Take the line containing "Convert this chart to matplotlib code." as the first line and the line containing "return 1 - y / H" as the last, and output that span verbatim without any images.

THE INPUT —
---

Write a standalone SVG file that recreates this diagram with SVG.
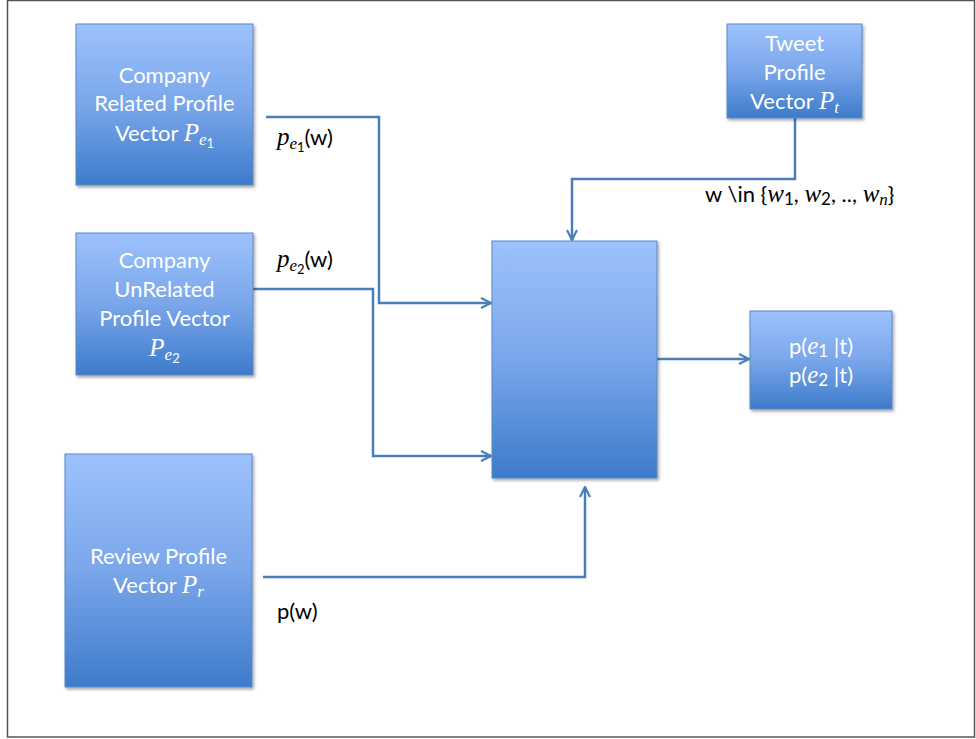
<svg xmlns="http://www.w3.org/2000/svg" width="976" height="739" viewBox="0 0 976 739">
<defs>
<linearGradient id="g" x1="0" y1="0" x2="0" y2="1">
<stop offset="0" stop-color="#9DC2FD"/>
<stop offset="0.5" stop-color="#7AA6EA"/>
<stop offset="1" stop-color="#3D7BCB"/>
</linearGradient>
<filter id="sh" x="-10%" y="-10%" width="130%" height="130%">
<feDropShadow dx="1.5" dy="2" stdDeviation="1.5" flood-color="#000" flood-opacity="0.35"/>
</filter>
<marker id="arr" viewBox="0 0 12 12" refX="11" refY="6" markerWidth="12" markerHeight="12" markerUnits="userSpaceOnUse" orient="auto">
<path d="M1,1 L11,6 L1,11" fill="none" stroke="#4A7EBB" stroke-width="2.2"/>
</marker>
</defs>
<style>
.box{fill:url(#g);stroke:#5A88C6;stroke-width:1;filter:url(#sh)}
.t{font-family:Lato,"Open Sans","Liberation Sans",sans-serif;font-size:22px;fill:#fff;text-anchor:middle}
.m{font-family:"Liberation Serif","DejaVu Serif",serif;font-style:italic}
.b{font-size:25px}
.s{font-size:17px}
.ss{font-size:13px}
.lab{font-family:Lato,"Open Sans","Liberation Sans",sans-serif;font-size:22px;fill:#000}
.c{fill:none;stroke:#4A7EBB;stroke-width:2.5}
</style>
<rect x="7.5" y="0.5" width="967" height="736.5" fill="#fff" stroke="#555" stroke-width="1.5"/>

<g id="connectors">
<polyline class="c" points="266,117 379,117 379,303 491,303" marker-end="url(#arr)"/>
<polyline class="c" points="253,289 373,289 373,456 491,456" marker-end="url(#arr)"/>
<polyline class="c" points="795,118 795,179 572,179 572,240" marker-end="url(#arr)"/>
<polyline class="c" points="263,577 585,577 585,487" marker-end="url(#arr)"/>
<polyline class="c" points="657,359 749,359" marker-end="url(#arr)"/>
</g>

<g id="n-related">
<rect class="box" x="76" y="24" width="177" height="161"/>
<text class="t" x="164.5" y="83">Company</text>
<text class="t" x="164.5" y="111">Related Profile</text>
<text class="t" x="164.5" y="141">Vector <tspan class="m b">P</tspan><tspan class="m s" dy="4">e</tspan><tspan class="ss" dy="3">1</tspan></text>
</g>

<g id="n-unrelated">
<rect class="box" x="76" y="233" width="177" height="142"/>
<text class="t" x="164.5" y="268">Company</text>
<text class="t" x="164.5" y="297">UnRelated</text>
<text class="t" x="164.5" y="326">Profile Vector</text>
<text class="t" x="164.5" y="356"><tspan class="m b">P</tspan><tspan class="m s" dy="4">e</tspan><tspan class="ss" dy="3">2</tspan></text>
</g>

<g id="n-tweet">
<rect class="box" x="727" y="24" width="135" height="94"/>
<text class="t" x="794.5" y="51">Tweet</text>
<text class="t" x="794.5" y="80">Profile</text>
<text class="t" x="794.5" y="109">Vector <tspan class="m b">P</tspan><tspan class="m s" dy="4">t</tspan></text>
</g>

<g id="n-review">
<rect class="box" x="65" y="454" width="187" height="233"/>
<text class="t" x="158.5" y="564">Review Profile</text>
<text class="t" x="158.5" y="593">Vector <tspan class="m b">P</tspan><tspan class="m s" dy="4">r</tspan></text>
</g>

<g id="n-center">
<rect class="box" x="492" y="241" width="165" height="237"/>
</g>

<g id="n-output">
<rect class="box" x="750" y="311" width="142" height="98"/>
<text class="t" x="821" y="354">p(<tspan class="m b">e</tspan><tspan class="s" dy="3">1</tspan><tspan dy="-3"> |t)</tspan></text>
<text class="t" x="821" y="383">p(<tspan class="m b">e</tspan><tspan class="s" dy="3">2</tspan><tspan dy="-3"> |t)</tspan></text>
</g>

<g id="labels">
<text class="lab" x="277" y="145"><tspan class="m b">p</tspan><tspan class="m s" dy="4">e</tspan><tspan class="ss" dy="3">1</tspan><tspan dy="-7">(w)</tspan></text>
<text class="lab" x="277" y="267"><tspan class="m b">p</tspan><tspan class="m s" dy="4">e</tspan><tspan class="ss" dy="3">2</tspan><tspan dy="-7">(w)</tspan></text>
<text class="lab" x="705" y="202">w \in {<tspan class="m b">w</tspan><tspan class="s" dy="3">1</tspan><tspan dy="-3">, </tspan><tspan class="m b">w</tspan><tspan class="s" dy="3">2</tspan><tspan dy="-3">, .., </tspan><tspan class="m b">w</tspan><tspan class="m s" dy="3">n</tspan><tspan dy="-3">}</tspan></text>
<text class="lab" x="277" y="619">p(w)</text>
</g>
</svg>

---

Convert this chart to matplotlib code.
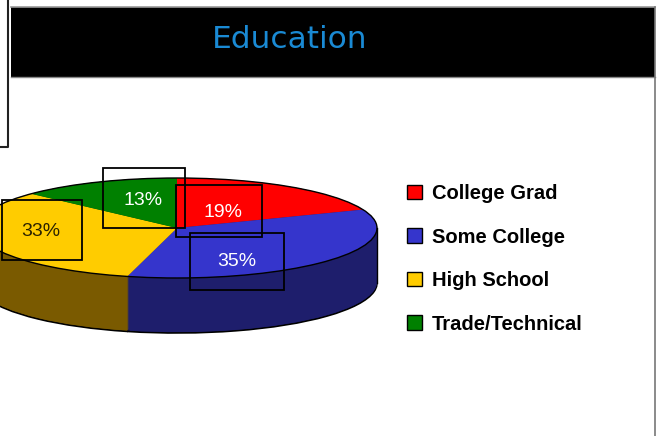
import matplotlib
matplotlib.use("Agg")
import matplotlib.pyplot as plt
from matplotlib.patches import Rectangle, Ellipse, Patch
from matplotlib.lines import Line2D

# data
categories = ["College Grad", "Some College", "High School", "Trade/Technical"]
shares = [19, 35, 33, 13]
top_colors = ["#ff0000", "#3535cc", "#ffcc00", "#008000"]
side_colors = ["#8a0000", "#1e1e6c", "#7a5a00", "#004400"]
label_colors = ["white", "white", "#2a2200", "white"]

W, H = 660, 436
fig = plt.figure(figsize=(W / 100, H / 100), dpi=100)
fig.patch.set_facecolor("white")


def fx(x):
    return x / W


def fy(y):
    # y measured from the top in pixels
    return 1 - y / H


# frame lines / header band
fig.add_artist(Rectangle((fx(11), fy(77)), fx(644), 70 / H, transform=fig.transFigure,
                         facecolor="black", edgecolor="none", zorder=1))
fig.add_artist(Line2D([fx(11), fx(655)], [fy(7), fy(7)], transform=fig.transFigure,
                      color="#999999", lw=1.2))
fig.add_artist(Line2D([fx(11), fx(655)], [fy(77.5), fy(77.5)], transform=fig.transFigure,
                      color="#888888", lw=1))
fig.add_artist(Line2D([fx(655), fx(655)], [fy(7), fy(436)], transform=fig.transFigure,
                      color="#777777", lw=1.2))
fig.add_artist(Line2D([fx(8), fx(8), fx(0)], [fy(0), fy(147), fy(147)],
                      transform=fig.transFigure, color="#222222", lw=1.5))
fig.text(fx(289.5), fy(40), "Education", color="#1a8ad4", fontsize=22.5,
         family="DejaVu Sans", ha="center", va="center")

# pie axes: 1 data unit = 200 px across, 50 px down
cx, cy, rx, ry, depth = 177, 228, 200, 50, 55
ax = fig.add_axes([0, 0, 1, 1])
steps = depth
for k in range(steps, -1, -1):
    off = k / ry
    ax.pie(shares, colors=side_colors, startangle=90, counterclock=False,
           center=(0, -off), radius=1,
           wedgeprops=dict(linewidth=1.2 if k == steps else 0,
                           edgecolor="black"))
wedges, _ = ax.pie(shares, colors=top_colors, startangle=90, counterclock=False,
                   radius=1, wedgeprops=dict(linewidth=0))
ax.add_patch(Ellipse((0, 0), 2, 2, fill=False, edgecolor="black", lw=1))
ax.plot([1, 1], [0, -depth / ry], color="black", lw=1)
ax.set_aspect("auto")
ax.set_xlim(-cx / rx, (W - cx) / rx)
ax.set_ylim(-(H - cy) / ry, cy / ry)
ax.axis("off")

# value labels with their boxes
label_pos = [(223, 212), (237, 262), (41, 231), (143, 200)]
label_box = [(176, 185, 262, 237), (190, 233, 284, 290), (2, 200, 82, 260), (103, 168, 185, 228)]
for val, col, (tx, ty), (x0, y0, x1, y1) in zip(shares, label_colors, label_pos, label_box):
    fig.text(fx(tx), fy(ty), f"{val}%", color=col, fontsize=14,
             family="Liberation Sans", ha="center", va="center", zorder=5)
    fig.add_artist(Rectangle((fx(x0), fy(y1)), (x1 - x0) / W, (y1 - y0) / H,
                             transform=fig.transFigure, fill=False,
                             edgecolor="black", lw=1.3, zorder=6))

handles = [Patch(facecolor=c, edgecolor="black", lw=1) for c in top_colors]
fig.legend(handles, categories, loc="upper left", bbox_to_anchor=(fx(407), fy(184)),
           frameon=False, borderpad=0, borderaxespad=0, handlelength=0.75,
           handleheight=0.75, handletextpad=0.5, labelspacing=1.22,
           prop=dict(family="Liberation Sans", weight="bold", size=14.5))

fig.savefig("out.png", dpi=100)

---

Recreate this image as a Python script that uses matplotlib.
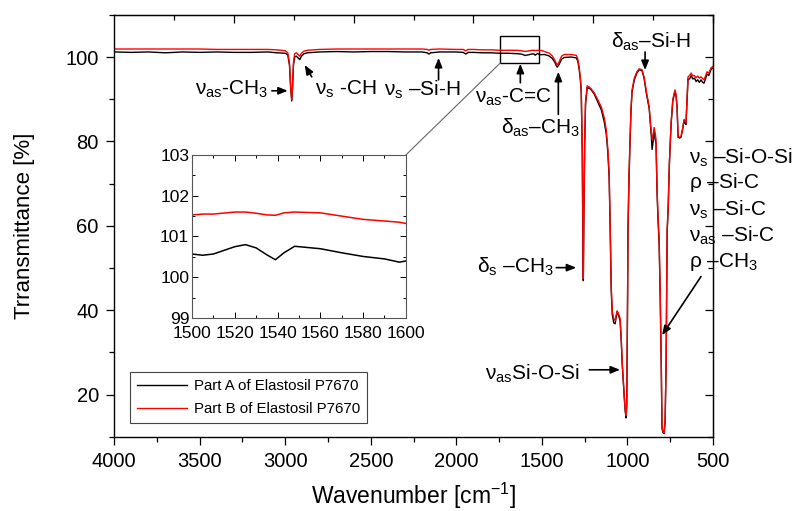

---

EXERCISE OUTPUT —
Convert this chart to matplotlib code.
import matplotlib
matplotlib.use("Agg")
import matplotlib.pyplot as plt
from matplotlib.patches import Rectangle, Ellipse, Patch
from matplotlib.lines import Line2D

# data
categories = ["College Grad", "Some College", "High School", "Trade/Technical"]
shares = [19, 35, 33, 13]
top_colors = ["#ff0000", "#3535cc", "#ffcc00", "#008000"]
side_colors = ["#8a0000", "#1e1e6c", "#7a5a00", "#004400"]
label_colors = ["white", "white", "#2a2200", "white"]

W, H = 660, 436
fig = plt.figure(figsize=(W / 100, H / 100), dpi=100)
fig.patch.set_facecolor("white")


def fx(x):
    return x / W


def fy(y):
    # y measured from the top in pixels
    return 1 - y / H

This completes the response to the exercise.